> _Task brief_
Copy the listing verbatim, excluding any images found in it.

## Begin

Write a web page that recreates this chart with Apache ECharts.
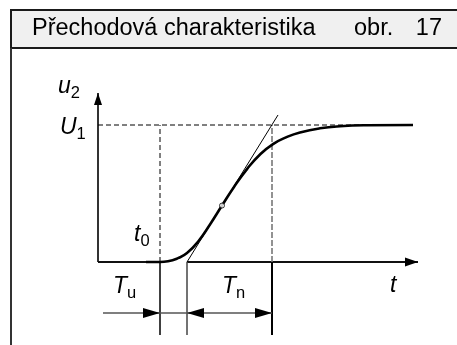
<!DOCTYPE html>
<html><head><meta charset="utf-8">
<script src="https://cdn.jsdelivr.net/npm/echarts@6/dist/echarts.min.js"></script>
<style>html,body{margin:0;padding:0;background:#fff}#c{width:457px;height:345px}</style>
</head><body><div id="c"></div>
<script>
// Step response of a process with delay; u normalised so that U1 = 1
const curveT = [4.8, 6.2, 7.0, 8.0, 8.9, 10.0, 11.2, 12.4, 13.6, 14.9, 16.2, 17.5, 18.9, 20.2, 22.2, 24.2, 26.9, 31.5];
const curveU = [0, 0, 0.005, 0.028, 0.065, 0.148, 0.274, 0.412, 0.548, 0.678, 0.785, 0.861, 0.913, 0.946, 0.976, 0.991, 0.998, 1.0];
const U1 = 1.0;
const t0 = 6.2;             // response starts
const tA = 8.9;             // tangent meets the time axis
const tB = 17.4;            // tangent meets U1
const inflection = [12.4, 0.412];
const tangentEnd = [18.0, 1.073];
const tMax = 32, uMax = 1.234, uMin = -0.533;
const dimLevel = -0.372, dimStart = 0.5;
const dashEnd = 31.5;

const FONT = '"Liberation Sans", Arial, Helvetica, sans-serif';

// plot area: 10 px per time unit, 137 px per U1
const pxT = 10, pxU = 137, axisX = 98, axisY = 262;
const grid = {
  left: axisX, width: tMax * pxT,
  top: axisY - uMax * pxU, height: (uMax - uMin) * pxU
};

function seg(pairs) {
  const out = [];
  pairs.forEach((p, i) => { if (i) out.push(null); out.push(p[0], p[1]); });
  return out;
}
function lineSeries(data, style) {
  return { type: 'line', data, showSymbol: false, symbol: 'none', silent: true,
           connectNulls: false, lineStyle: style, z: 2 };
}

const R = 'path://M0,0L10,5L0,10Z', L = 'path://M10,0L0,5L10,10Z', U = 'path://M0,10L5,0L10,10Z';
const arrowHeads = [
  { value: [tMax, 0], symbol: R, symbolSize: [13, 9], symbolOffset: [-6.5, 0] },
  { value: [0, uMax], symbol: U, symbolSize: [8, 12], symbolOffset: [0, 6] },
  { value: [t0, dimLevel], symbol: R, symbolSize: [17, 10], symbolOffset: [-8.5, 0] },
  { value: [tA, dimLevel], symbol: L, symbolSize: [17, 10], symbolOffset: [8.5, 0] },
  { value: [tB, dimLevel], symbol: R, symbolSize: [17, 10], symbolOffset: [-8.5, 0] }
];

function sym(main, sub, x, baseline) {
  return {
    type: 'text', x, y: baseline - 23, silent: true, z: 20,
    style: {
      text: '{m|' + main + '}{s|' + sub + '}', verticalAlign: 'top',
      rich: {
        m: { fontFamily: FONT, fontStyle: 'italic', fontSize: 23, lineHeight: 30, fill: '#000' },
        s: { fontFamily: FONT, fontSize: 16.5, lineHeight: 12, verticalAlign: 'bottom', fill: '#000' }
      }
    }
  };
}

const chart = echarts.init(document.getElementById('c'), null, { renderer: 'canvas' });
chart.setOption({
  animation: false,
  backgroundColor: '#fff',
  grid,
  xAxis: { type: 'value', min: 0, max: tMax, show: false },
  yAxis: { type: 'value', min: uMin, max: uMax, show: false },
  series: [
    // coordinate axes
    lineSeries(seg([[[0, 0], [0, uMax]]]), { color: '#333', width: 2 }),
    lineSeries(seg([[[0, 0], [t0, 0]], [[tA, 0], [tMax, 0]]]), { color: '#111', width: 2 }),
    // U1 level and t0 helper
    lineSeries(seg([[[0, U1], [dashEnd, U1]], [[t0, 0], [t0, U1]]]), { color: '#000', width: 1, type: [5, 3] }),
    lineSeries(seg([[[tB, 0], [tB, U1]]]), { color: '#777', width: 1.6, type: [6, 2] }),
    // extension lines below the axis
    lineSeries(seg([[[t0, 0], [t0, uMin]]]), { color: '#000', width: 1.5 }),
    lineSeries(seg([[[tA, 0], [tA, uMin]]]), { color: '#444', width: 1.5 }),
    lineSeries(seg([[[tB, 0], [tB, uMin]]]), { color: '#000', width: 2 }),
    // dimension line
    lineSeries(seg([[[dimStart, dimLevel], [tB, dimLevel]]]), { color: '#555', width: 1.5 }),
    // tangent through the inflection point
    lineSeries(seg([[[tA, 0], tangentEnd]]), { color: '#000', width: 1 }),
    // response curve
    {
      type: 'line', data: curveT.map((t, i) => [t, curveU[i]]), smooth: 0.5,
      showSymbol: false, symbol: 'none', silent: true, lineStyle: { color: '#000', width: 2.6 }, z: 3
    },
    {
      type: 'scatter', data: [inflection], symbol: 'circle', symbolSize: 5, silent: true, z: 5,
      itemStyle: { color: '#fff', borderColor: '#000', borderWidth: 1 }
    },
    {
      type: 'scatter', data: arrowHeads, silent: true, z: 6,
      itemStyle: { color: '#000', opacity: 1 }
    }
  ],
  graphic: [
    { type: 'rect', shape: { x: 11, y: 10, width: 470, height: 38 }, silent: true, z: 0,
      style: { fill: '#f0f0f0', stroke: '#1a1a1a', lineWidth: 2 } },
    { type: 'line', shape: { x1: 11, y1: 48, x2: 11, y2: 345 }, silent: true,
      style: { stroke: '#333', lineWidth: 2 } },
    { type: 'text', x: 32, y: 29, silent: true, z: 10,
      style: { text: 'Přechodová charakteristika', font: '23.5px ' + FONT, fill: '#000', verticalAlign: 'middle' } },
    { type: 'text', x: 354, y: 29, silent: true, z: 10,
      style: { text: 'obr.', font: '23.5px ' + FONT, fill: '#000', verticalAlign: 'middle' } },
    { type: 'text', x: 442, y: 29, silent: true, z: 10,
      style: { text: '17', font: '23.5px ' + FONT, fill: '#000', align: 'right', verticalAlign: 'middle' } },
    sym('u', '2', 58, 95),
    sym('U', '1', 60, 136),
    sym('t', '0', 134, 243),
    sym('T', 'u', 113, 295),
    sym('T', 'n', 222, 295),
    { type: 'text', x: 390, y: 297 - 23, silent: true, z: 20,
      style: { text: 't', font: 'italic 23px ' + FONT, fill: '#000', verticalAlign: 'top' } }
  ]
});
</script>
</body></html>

## End

> _The response_
Write a web page that recreates this chart with Apache ECharts.
<!DOCTYPE html>
<html><head><meta charset="utf-8">
<script src="https://cdn.jsdelivr.net/npm/echarts@6/dist/echarts.min.js"></script>
<style>html,body{margin:0;padding:0;background:#fff}#c{width:457px;height:345px}</style>
</head><body><div id="c"></div>
<script>
// Step response of a process with delay; u normalised so that U1 = 1
const curveT = [4.8, 6.2, 7.0, 8.0, 8.9, 10.0, 11.2, 12.4, 13.6, 14.9, 16.2, 17.5, 18.9, 20.2, 22.2, 24.2, 26.9, 31.5];
const curveU = [0, 0, 0.005, 0.028, 0.065, 0.148, 0.274, 0.412, 0.548, 0.678, 0.785, 0.861, 0.913, 0.946, 0.976, 0.991, 0.998, 1.0];
const U1 = 1.0;
const t0 = 6.2;             // response starts
const tA = 8.9;             // tangent meets the time axis
const tB = 17.4;            // tangent meets U1
const inflection = [12.4, 0.412];
const tangentEnd = [18.0, 1.073];
const tMax = 32, uMax = 1.234, uMin = -0.533;
const dimLevel = -0.372, dimStart = 0.5;
const dashEnd = 31.5;

const FONT = '"Liberation Sans", Arial, Helvetica, sans-serif';

// plot area: 10 px per time unit, 137 px per U1
const pxT = 10, pxU = 137, axisX = 98, axisY = 262;
const grid = {
  left: axisX, width: tMax * pxT,
  top: axisY - uMax * pxU, height: (uMax - uMin) * pxU
};

function seg(pairs) {
  const out = [];
  pairs.forEach((p, i) => { if (i) out.push(null); out.push(p[0], p[1]); });
  return out;
}
function lineSeries(data, style) {
  return { type: 'line', data, showSymbol: false, symbol: 'none', silent: true,
           connectNulls: false, lineStyle: style, z: 2 };
}

const R = 'path://M0,0L10,5L0,10Z', L = 'path://M10,0L0,5L10,10Z', U = 'path://M0,10L5,0L10,10Z';
const arrowHeads = [
  { value: [tMax, 0], symbol: R, symbolSize: [13, 9], symbolOffset: [-6.5, 0] },
  { value: [0, uMax], symbol: U, symbolSize: [8, 12], symbolOffset: [0, 6] },
  { value: [t0, dimLevel], symbol: R, symbolSize: [17, 10], symbolOffset: [-8.5, 0] },
  { value: [tA, dimLevel], symbol: L, symbolSize: [17, 10], symbolOffset: [8.5, 0] },
  { value: [tB, dimLevel], symbol: R, symbolSize: [17, 10], symbolOffset: [-8.5, 0] }
];

function sym(main, sub, x, baseline) {
  return {
    type: 'text', x, y: baseline - 23, silent: true, z: 20,
    style: {
      text: '{m|' + main + '}{s|' + sub + '}', verticalAlign: 'top',
      rich: {
        m: { fontFamily: FONT, fontStyle: 'italic', fontSize: 23, lineHeight: 30, fill: '#000' },
        s: { fontFamily: FONT, fontSize: 16.5, lineHeight: 12, verticalAlign: 'bottom', fill: '#000' }
      }
    }
  };
}

const chart = echarts.init(document.getElementById('c'), null, { renderer: 'canvas' });
chart.setOption({
  animation: false,
  backgroundColor: '#fff',
  grid,
  xAxis: { type: 'value', min: 0, max: tMax, show: false },
  yAxis: { type: 'value', min: uMin, max: uMax, show: false },
  series: [
    // coordinate axes
    lineSeries(seg([[[0, 0], [0, uMax]]]), { color: '#333', width: 2 }),
    lineSeries(seg([[[0, 0], [t0, 0]], [[tA, 0], [tMax, 0]]]), { color: '#111', width: 2 }),
    // U1 level and t0 helper
    lineSeries(seg([[[0, U1], [dashEnd, U1]], [[t0, 0], [t0, U1]]]), { color: '#000', width: 1, type: [5, 3] }),
    lineSeries(seg([[[tB, 0], [tB, U1]]]), { color: '#777', width: 1.6, type: [6, 2] }),
    // extension lines below the axis
    lineSeries(seg([[[t0, 0], [t0, uMin]]]), { color: '#000', width: 1.5 }),
    lineSeries(seg([[[tA, 0], [tA, uMin]]]), { color: '#444', width: 1.5 }),
    lineSeries(seg([[[tB, 0], [tB, uMin]]]), { color: '#000', width: 2 }),
    // dimension line
    lineSeries(seg([[[dimStart, dimLevel], [tB, dimLevel]]]), { color: '#555', width: 1.5 }),
    // tangent through the inflection point
    lineSeries(seg([[[tA, 0], tangentEnd]]), { color: '#000', width: 1 }),
    // response curve
    {
      type: 'line', data: curveT.map((t, i) => [t, curveU[i]]), smooth: 0.5,
      showSymbol: false, symbol: 'none', silent: true, lineStyle: { color: '#000', width: 2.6 }, z: 3
    },
    {
      type: 'scatter', data: [inflection], symbol: 'circle', symbolSize: 5, silent: true, z: 5,
      itemStyle: { color: '#fff', borderColor: '#000', borderWidth: 1 }
    },
    {
      type: 'scatter', data: arrowHeads, silent: true, z: 6,
      itemStyle: { color: '#000', opacity: 1 }
    }
  ],
  graphic: [
    { type: 'rect', shape: { x: 11, y: 10, width: 470, height: 38 }, silent: true, z: 0,
      style: { fill: '#f0f0f0', stroke: '#1a1a1a', lineWidth: 2 } },
    { type: 'line', shape: { x1: 11, y1: 48, x2: 11, y2: 345 }, silent: true,
      style: { stroke: '#333', lineWidth: 2 } },
    { type: 'text', x: 32, y: 29, silent: true, z: 10,
      style: { text: 'Přechodová charakteristika', font: '23.5px ' + FONT, fill: '#000', verticalAlign: 'middle' } },
    { type: 'text', x: 354, y: 29, silent: true, z: 10,
      style: { text: 'obr.', font: '23.5px ' + FONT, fill: '#000', verticalAlign: 'middle' } },
    { type: 'text', x: 442, y: 29, silent: true, z: 10,
      style: { text: '17', font: '23.5px ' + FONT, fill: '#000', align: 'right', verticalAlign: 'middle' } },
    sym('u', '2', 58, 95),
    sym('U', '1', 60, 136),
    sym('t', '0', 134, 243),
    sym('T', 'u', 113, 295),
    sym('T', 'n', 222, 295),
    { type: 'text', x: 390, y: 297 - 23, silent: true, z: 20,
      style: { text: 't', font: 'italic 23px ' + FONT, fill: '#000', verticalAlign: 'top' } }
  ]
});
</script>
</body></html>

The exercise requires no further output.